The age old question of going for the better college or the more interesting course might be closer to resolution after a report published in USA, which talks about the courses that give the biggest return on investment. In other words, which degrees give the best financial return?
Though the study was undertaken in USA, and one can safely assume that the results could deviate for the global averages, but not be drastically opposite. Picture this, a university-educated person, between the ages of 25-34, in 1972, could expect to earn 22% more than a peer without a degree, but today this figure has risen to 70%. This simply indicates the increased demand for skilled workers, having undergone official education and training. However, a newly published report by PayScale, a research firm, says that the benefits of a college degree are not evenly distributed across all fields. The report compares the career earnings of college graduates with the present-day cost of a degree at their alma maters, after taking account of financial aid.
The report concludes that exclusivity of a college or its selectivity might be a big pull, but the financial viability depends far more on the courses studies than the university itself. In the USA, here is the 20-years annualised return on various college degrees:
Engineering and Computer-Science: Engineering and computer-science students earn most, achieving an impressive 20-year annualised return of 12% (the S&P 500 managed a return of just 7.8%).

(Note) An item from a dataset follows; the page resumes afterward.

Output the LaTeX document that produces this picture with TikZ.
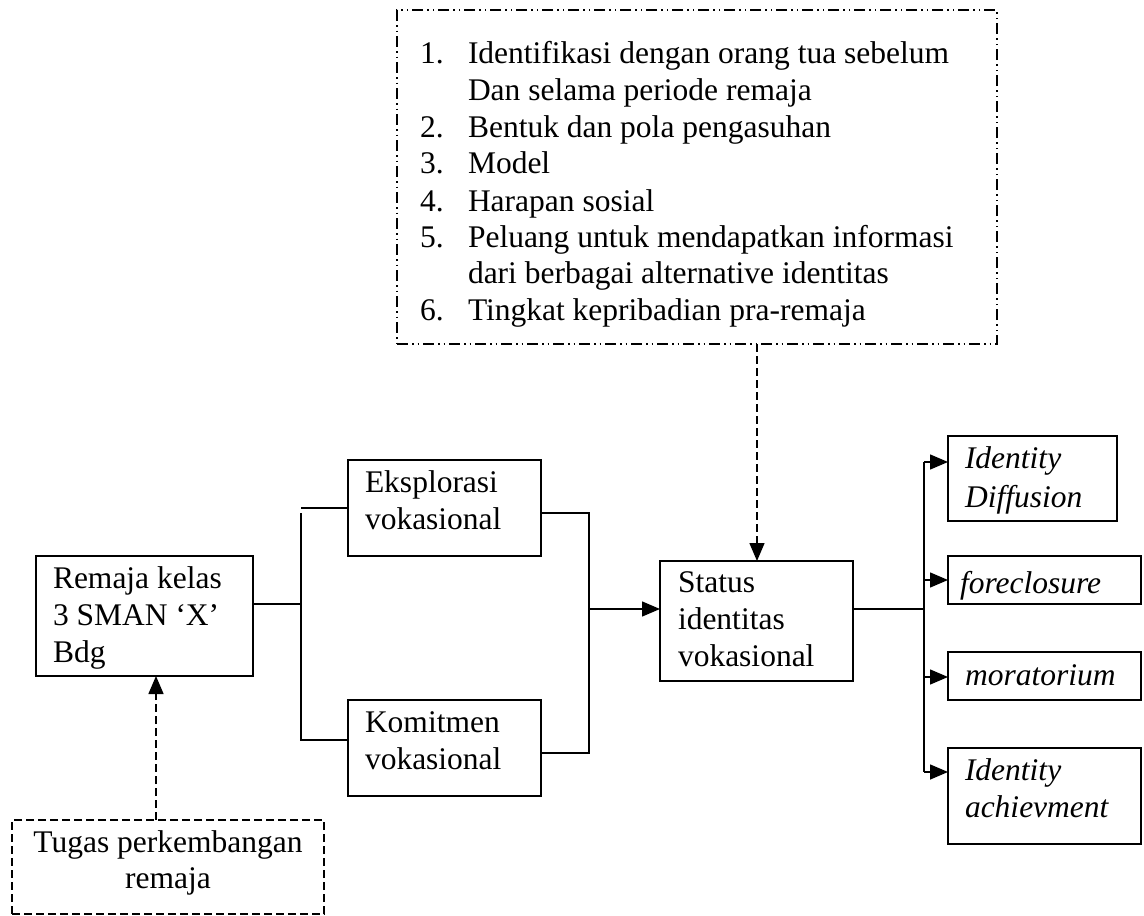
\documentclass[tikz,border=0pt]{standalone}
\usepackage{fontspec}
\setmainfont{Liberation Serif}
\usetikzlibrary{arrows.meta}
\newcommand\fs{\fontsize{31.5}{36.6}\selectfont}
\tikzset{
  box/.style={draw, line width=1.5pt, inner sep=0pt, outer sep=0pt, anchor=north west},
  txt/.style={anchor=base west, inner sep=0pt, outer sep=0pt, font=\fs},
  itxt/.style={txt, font=\fs\itshape},
  conn/.style={line width=1.5pt},
  arr/.style={conn, -{Triangle[length=18pt,width=15pt]}},
  dsh/.style={dash pattern=on 8pt off 4pt},
  ddot/.style={dash pattern=on 11pt off 4pt on 1.5pt off 4pt on 1.5pt off 4pt},
}
\begin{document}
\begin{tikzpicture}[x=1pt,y=-1pt]
\useasboundingbox (0,0) rectangle (1144,916);
% boxes
\node[box, ddot, minimum width=600pt, minimum height=334pt] (top) at (397,10) {};
\node[box, minimum width=217pt, minimum height=120pt] (rem) at (36,556) {};
\node[box, minimum width=193pt, minimum height=96pt] (eks) at (348,460) {};
\node[box, minimum width=193pt, minimum height=96pt] (kom) at (348,700) {};
\node[box, minimum width=193pt, minimum height=120pt] (stat) at (660,561) {};
\node[box, minimum width=169pt, minimum height=85pt] (idd) at (948,436) {};
\node[box, minimum width=193pt, minimum height=48pt] (fore) at (948,556) {};
\node[box, minimum width=193pt, minimum height=48pt] (mor) at (948,652) {};
\node[box, minimum width=193pt, minimum height=96pt] (ida) at (948,748) {};
\node[box, dsh, minimum width=312pt, minimum height=94pt] (tug) at (12,820) {};
% list text
\node[txt] (n1) at (420,63) {1.};
\node[txt] (t1) at (468,63) {Identifikasi dengan orang tua sebelum};
\node[txt] (t1b) at (468,100) {Dan selama periode remaja};
\node[txt] (n2) at (420,137) {2.};
\node[txt] (t2) at (468,137) {Bentuk dan pola pengasuhan};
\node[txt] (n3) at (420,173) {3.};
\node[txt] (t3) at (468,173) {Model};
\node[txt] (n4) at (420,211) {4.};
\node[txt] (t4) at (468,211) {Harapan sosial};
\node[txt] (n5) at (420,247) {5.};
\node[txt] (t5) at (468,247) {Peluang untuk mendapatkan informasi};
\node[txt] (t5b) at (468,283) {dari berbagai alternative identitas};
\node[txt] (n6) at (420,320) {6.};
\node[txt] (t6) at (468,320) {Tingkat kepribadian pra-remaja};
% box texts
\node[txt] (r1) at (53,588) {Remaja kelas};
\node[txt] (r2) at (53,625) {3 SMAN ‘X’};
\node[txt] (r3) at (53,662) {Bdg};
\node[txt] (e1) at (365,492) {Eksplorasi};
\node[txt] (e2) at (365,529) {vokasional};
\node[txt] (k1) at (365,732) {Komitmen};
\node[txt] (k2) at (365,769) {vokasional};
\node[txt] (s1) at (678,592) {Status};
\node[txt] (s2t) at (678,629) {identitas};
\node[txt] (s3) at (678,666) {vokasional};
\node[itxt] (i1) at (965,468) {Identity};
\node[itxt] (i2) at (965,507) {Diffusion};
\node[itxt] (f1) at (960,593) {foreclosure};
\node[itxt] (m1) at (965,685) {moratorium};
\node[itxt] (a1) at (965,780) {Identity};
\node[itxt] (a2) at (965,817) {achievment};
\node[font=\fs, anchor=base, inner sep=0pt] (g1) at (168,852) {Tugas perkembangan};
\node[font=\fs, anchor=base, inner sep=0pt] (g2) at (168,888) {remaja};
% coordinates
\coordinate (lb) at (302,604);
\coordinate (lbt) at (301,508);
\coordinate (lbt2) at (301,513);
\coordinate (lbb) at (301,740);
\coordinate (rbt) at (589,513);
\coordinate (rbb) at (589,753);
\coordinate (rbm) at (589,609);
\coordinate (sb) at (924,609);
\coordinate (sbt) at (924,462);
\coordinate (sb2) at (924,580);
\coordinate (sb3) at (924,677);
\coordinate (sbb) at (924,772);
\coordinate (ds) at (757,0);
\coordinate (us) at (156,0);
% connectors
\draw[conn] (rem.east |- lb) -- (lb);
\draw[conn] (lbt) -- (eks.west |- lbt);
\draw[conn] (lbt2) -- (lbb) -- (kom.west |- lbb);
\draw[conn] (eks.east |- rbt) -- (rbt) -- (rbb) -- (kom.east |- rbb);
\draw[arr] (rbm) -- (stat.west |- rbm);
\draw[conn] (stat.east |- sb) -- (sb);
\draw[conn] (sbt) -- (sbb);
\draw[arr] (sbt) -- (idd.west |- sbt);
\draw[arr] (sb2) -- (fore.west |- sb2);
\draw[arr] (sb3) -- (mor.west |- sb3);
\draw[arr] (sbb) -- (ida.west |- sbb);
\draw[arr, dsh] (top.south -| ds) -- (stat.north -| ds);
\draw[arr, dsh] (tug.north -| us) -- (rem.south -| us);
\end{tikzpicture}
\end{document}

Engineers were also least dependent on institutional prestige: graduates from less-selective schools experienced only a slight decrease in average returns, thereby, indicating the overall favourablity of degrees of this field from the market-perspective.
Business and Economics: The field of Business and Economics did manage to maintain an average of 8.7% return.
Arts & Humanities: Arts and Humanities course gave varying returns, from figures as high as 12% to that in negative. However, the effect of a college’s admission rate had very minimal impact on the value of the degree, in other words, the value of the course undertaken was of optimal importance.
It is essential to understand the study in its context of living costs, student loans and other factors. Though the paradigm is essentially different in India, but a similar pattern can witness superficially, where careers in sciences, specially engineering and computers, if nothing provide you with better chances of being employed, as opposed to an arts or a humanities graduate. However, the scenario for students from arts and humanities is changing rapidly with the emergence of new careers, owing to the many transitions the global society is undergoing. The writer of this article is almost certain that, if a similar study is undertaken in India, results would be on similar lines. That being said, exciting times lie ahead for Indian students in all fields, as India is only waking up to train its massive human resources, and ensuring that they meet global standards of employablility.
So if you don’t already know what you are going to study, don’t bet on the name of the college to make up for it, for the repute of a university seldom comes to the rescue of individuals during hiring. One needs to have a strong knowledge base of their subject, and relevant skills to exhibit the same. Call it a curse, or a blessing, certain fields might seem easier in terms of extracting the return on investment than others, but at the end of the day, the college, and even the course to an extent, are dwarfed in one’s willingness and passion to learn new skills, and find a job in accordance with those.